- What is being asked
Print the material below exactly as it stands, please, from its first line to the line holding "from matplotlib.ticker import MultipleLocator", with no pictures.

- Given material
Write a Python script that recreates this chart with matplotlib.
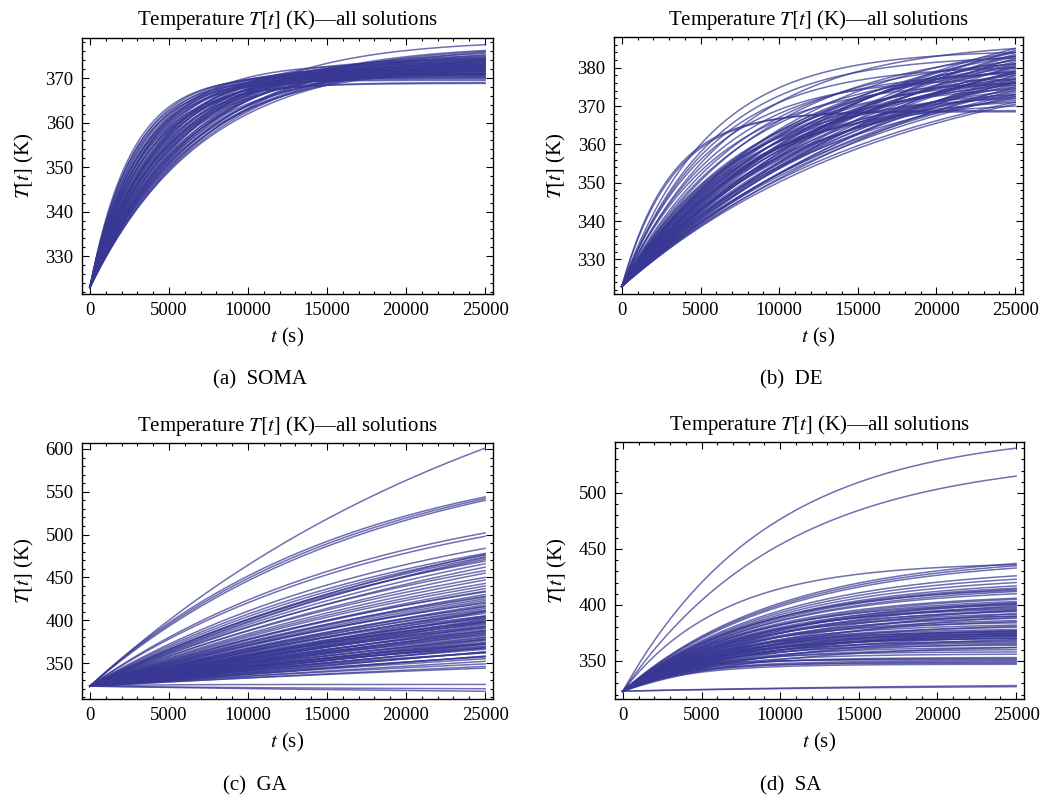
import numpy as np
import matplotlib
matplotlib.use("Agg")
import matplotlib.pyplot as plt
from matplotlib.ticker import MultipleLocator

# ---------------- data ----------------
T0 = 323.0           # initial temperature (K)
t_end = 25000.0      # s
# For each solution curve: temperature read at t = 5000 s and at t = 25000 s.
soma_T5 = [363.5, 363, 362.6, 362.2, 362, 361.7, 361.3, 361, 360.8, 360.5, 360.2, 360,
           359.7, 359.4, 359.1, 358.9, 358.6, 358.3, 358, 357.8, 357.5, 357.2, 357, 356.7,
           356.4, 356.1, 355.9, 355.6, 355.3, 355,
           354.7, 354.4, 354.1, 353.8, 353.5, 353.2, 352.9, 352.6, 352.3, 352, 351.7, 351.4,
           351.1, 350.8, 350.5, 350.2, 349.9, 349.6, 349.3, 349,
           358.4, 356.9, 355.2, 353.9, 352.5, 351.9, 357.6, 360.6, 354.8, 350.9]
soma_T25 = [370.5, 371, 370, 371.5, 369.5, 370.8, 372, 370.2, 371.2, 369.8, 372.5, 371,
            370.6, 372.2, 368.8, 373, 371.4, 369, 372.8, 370.9, 373.5, 371.8, 372.4, 374,
            371, 373.2, 372, 374.5, 371.6, 373.8,
            372.6, 375, 373.4, 371.9, 374.2, 377.5, 372.9, 375.5, 373.7, 374.8, 372.3, 376,
            373.1, 374.4, 375.2, 372.7, 373.9, 375.8, 374.1, 373.3,
            370.3, 372.1, 373, 374.6, 371.5, 376.2, 374.2, 373.3, 370.8, 371.7]

de_T5 = [360, 359.5, 359, 358, 357, 356, 355, 354, 353, 352, 351, 350.5,
         349.5, 349.2, 348.9, 348.6, 348.3, 348, 347.7, 347.4, 347.1, 346.8, 346.5, 346.2,
         345.9, 345.6, 345.3, 345, 344.7, 344.4, 344.1, 343.8, 343.5, 343.2, 342.9, 342.6,
         342.3, 342, 341.7, 341.4, 341.1, 340.8, 340.5, 340.2, 339.9, 339.6, 339.3, 339,
         338.7, 338.5,
         348.1, 347.3, 346.0, 345.1, 344.2, 343.3, 342.5, 341.6, 340.7, 339.8, 346.7, 344.9,
         343.0, 341.2, 339.5, 347.9, 345.4, 342.8]
de_T25 = [384, 368.5, 368.8, 382.5, 380, 377, 385, 378.5, 376, 381, 379, 383,
          376, 372, 379, 374.5, 381, 377, 373, 380.5, 375.5, 383, 378, 372.5,
          382, 376.5, 379.5, 374, 384, 377.5, 371.5, 381.5, 375, 380, 373.5, 378.5,
          383.5, 376, 372, 379, 382.5, 374.5, 377, 380.5, 373, 376.5, 378, 371,
          375, 370.5,
          384, 370, 382, 377, 385, 373, 381, 376, 379, 374, 371, 378.5,
          383, 375.5, 372.5, 380, 376, 384.5]

ga_T5 = [400, 397, 395, 393, 380, 378, 372, 370, 368, 366, 364, 366, 362, 360, 361, 358,
         356, 355, 354, 352, 353, 350, 351, 349, 348, 346, 347, 345, 344, 345, 342, 343,
         341, 342, 340, 339, 340, 338, 339, 337, 336, 337, 335, 336, 334, 335, 333, 334,
         332, 333, 331, 332, 330, 331, 330, 329, 329, 328, 328, 324.5, 321.5, 322,
         358, 348, 344, 341, 339, 337, 336, 334, 333, 332, 331, 346, 350, 352, 363, 365,
         340, 338, 335, 330,
         345, 344, 343, 342, 341, 340, 339, 338, 337, 336, 335, 334, 341, 346, 349, 336, 333]
ga_T25 = [601, 544, 542, 540, 502, 498, 484, 478, 476, 474, 471, 469, 466, 462, 458, 455,
          447, 443, 440, 437, 433, 430, 428, 425, 421, 418, 416, 414, 411, 408, 405, 403,
          401, 399, 397, 395, 392, 390, 388, 386, 384, 382, 380, 378, 376, 374, 372, 370,
          368, 366, 364, 362, 360, 357, 355, 352, 349, 346, 344, 325, 317, 320,
          450, 423, 410, 404, 398, 394, 389, 383, 379, 375, 370, 412, 427, 434, 473, 477,
          400, 385, 372, 365,
          405, 402, 398, 396, 393, 391, 387, 383, 380, 377, 373, 369, 410, 416, 420, 367, 362]

sa_T5 = [420, 404, 386,
         372, 371, 370, 368, 367, 366, 365, 364, 366, 363, 362, 361, 362, 360, 359, 360,
         358, 357, 358, 356, 355, 356, 354, 353, 354, 352, 351, 352, 350, 349, 350, 348,
         347, 348, 346, 345, 346, 344, 343, 344, 342, 341, 342, 340, 324.5, 324.3,
         357, 355, 353, 351, 349, 352, 350, 348, 346, 345, 343, 347, 344, 341, 365, 363,
         361, 359, 354, 351,
         358, 356, 354, 352, 350, 349, 347, 346]
sa_T25 = [540, 515, 436,
          437, 435, 433, 426, 423, 420, 417, 414, 413, 410, 406, 403, 401, 400, 398, 396,
          394, 392, 390, 388, 386, 384, 382, 380, 378, 376, 375, 374, 373, 372, 370, 368,
          366, 364, 362, 360, 358, 356, 353, 352, 350, 349, 348, 347, 328, 327,
          401, 399, 395, 392, 389, 385, 381, 377, 375, 371, 369, 373, 365, 362, 415, 412,
          405, 397, 376, 370,
          402, 395, 390, 377, 374, 367, 372, 351]

panels = [
    ("(a)  SOMA", soma_T5, soma_T25, (321.5, 379), 10, 2),
    ("(b)  DE", de_T5, de_T25, (321, 388), 10, 2),
    ("(c)  GA", ga_T5, ga_T25, (308, 607), 50, 10),
    ("(d)  SA", sa_T5, sa_T25, (316, 545.5), 50, 10),
]
for p in panels:
    assert len(p[1]) == len(p[2]), p[0]

# ---------------- style ----------------
plt.rcParams["font.family"] = ["Liberation Serif", "DejaVu Serif"]
plt.rcParams["mathtext.fontset"] = "stix"
FS_TICK = 13.5
FS_TEXT = 15
LINE_COLOR = "#383894"

fig = plt.figure(figsize=(10.52, 7.96), dpi=100)
W, H = 1052.0, 796.0
boxes = [(82, 38, 493, 294), (614, 37, 1023, 294), (82, 443, 493, 699), (615, 442, 1024, 699)]
caption_x = [260, 791, 255, 791]
caption_y = [380, 380, 786, 786]

t = np.linspace(0, t_end, 400)


def curve(T5, T25):
    r = (T25 - T0) / (T5 - T0)
    if r <= 1.0:
        a = 1e-6
    elif r >= 5.0:
        a = 0.9999
    else:
        roots = np.roots([1, 1, 1, 1, 1 - r])
        real = [z.real for z in roots if abs(z.imag) < 1e-9 and 0 < z.real < 1]
        a = real[0]
    D = (T5 - T0) / (1 - a)
    tau = -5000.0 / np.log(a)
    return T0 + D * (1 - np.exp(-t / tau))


for (cap, T5s, T25s, ylim, ymaj, ymin), box, cx, cy in zip(panels, boxes, caption_x, caption_y):
    l, tp, r_, b = box
    ax = fig.add_axes([l / W, 1 - b / H, (r_ - l) / W, (b - tp) / H])
    for T5, T25 in zip(T5s, T25s):
        ax.plot(t, curve(T5, T25), color=LINE_COLOR, lw=1.1, alpha=0.72)
    ax.set_xlim(-500, 25500)
    ax.set_ylim(*ylim)
    ax.xaxis.set_major_locator(MultipleLocator(5000))
    ax.xaxis.set_minor_locator(MultipleLocator(1000))
    ax.yaxis.set_major_locator(MultipleLocator(ymaj))
    ax.yaxis.set_minor_locator(MultipleLocator(ymin))
    ax.tick_params(which="both", direction="in", top=True, right=True, labelsize=FS_TICK, width=0.8)
    ax.tick_params(which="major", length=5, pad=6)
    ax.tick_params(which="minor", length=2.5)
    for s in ax.spines.values():
        s.set_linewidth(1.0)
    ax.set_title("Temperature $T[t]$ (K)\u2014all solutions", fontsize=FS_TEXT, pad=9)
    ax.set_xlabel("$t$ (s)", fontsize=FS_TEXT, labelpad=5)
    ax.set_ylabel("$T[t]$ (K)", fontsize=FS_TEXT, labelpad=7)
    fig.text(cx / W, 1 - cy / H, cap, ha="center", va="center", fontsize=FS_TEXT)

fig.savefig("out.png", dpi=100)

- Response below
Write a Python script that recreates this chart with matplotlib.
import numpy as np
import matplotlib
matplotlib.use("Agg")
import matplotlib.pyplot as plt
from matplotlib.ticker import MultipleLocator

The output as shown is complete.